Saat ini Ilun bekerja sebagai pekerja lepas. Sebagai pekerja lepas tentu ada kekhawatiran tersendiri bagi Ilun terhadap masa depannya. “Jika memungkinkan, saya ingin selamanya tetap berkarya di dunia film. Tapi, saya sadar bahwa sebagai pekerja lepas, saya tidak bisa menggantungkan hidup saya sepenuhnya pada film karena saya nggak mau saat berusia 50 tahun nanti, saya masih harus bekerja di bawah tekanan deadline. Mungkin nanti saya harus mencari pengusaha muda untuk dinikahi supaya saya bisa terus memproduksi film,” Ilun bercerita sambil tertawa.

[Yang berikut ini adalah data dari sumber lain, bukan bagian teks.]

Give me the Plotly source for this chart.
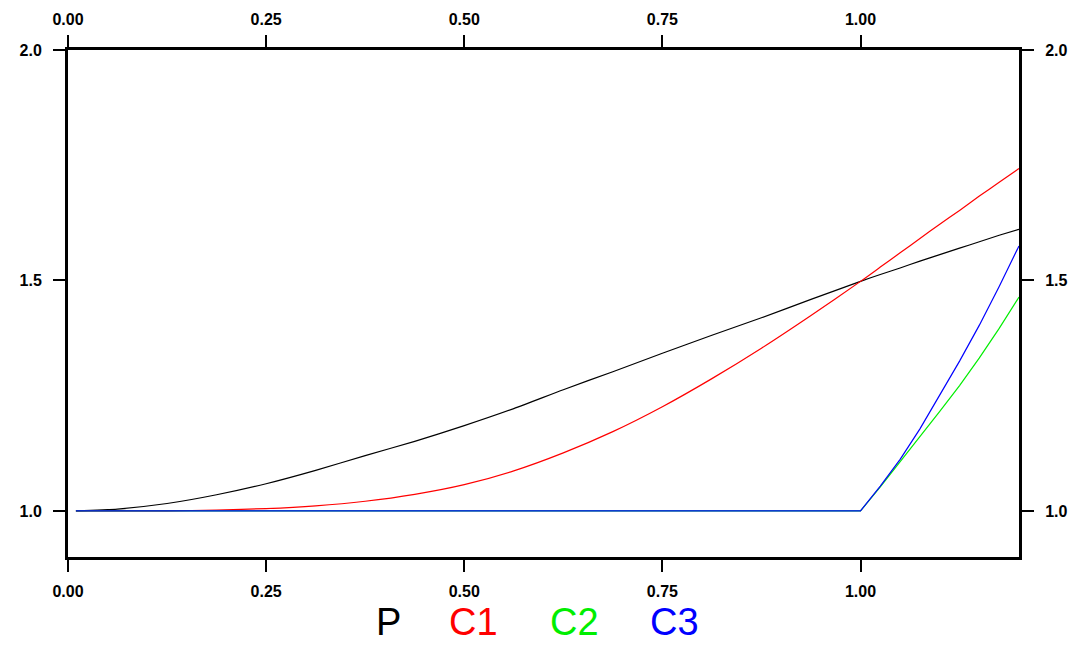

"Saya lebih tertantang untuk membuat film dokumenter karena kita dituntut untuk bisa memanfaatkan sumber seadanya."Berkecimpung di dunia film sejak masih kuliah, tahun 2003, sudah tidak terhitung berapa film dokumenter yang ia hasilkan ditambah lagi dengan projek-projek komersilnya. “Sebenarnya saya lebih tertantang untuk membuat film dokumenter karena kita dituntut untuk bisa memanfaatkan sumber seadanya. Berbeda dengan film komersil karena kita bisa mengarahkan pemain sesuai dengan apa yang kita inginkan,” Ilun kembali bercerita.

Ilun merasa sebagai “buruh film” pekerjaannya adalah termasuk ke dalam salah satu pekerjaan yang penuh dengan risiko. “Yang saya kurang dari dunia film Indonesia adalah belum adanya serikat yang menaungi pekerja film secara hukum dan membuat kita dilindungi secara undang-undang. Misalnya saja, saat kita syuting dengan berbagai alat berat yang ada di lokasi tidak ada jaminan asuransi yang menjamin keselamatan kita selama bekerja, kecuali memang kita punya asuransi sendiri. Selain itu, tidak adanya aturan tertulis dalam film juga membuat tidak adanya patokan jelas honorarium yang layak diterima para pekerja film dan membuat sebagian pemilik modal terkadang berlaku semena-mena,”Ilun menutup pembicaraan.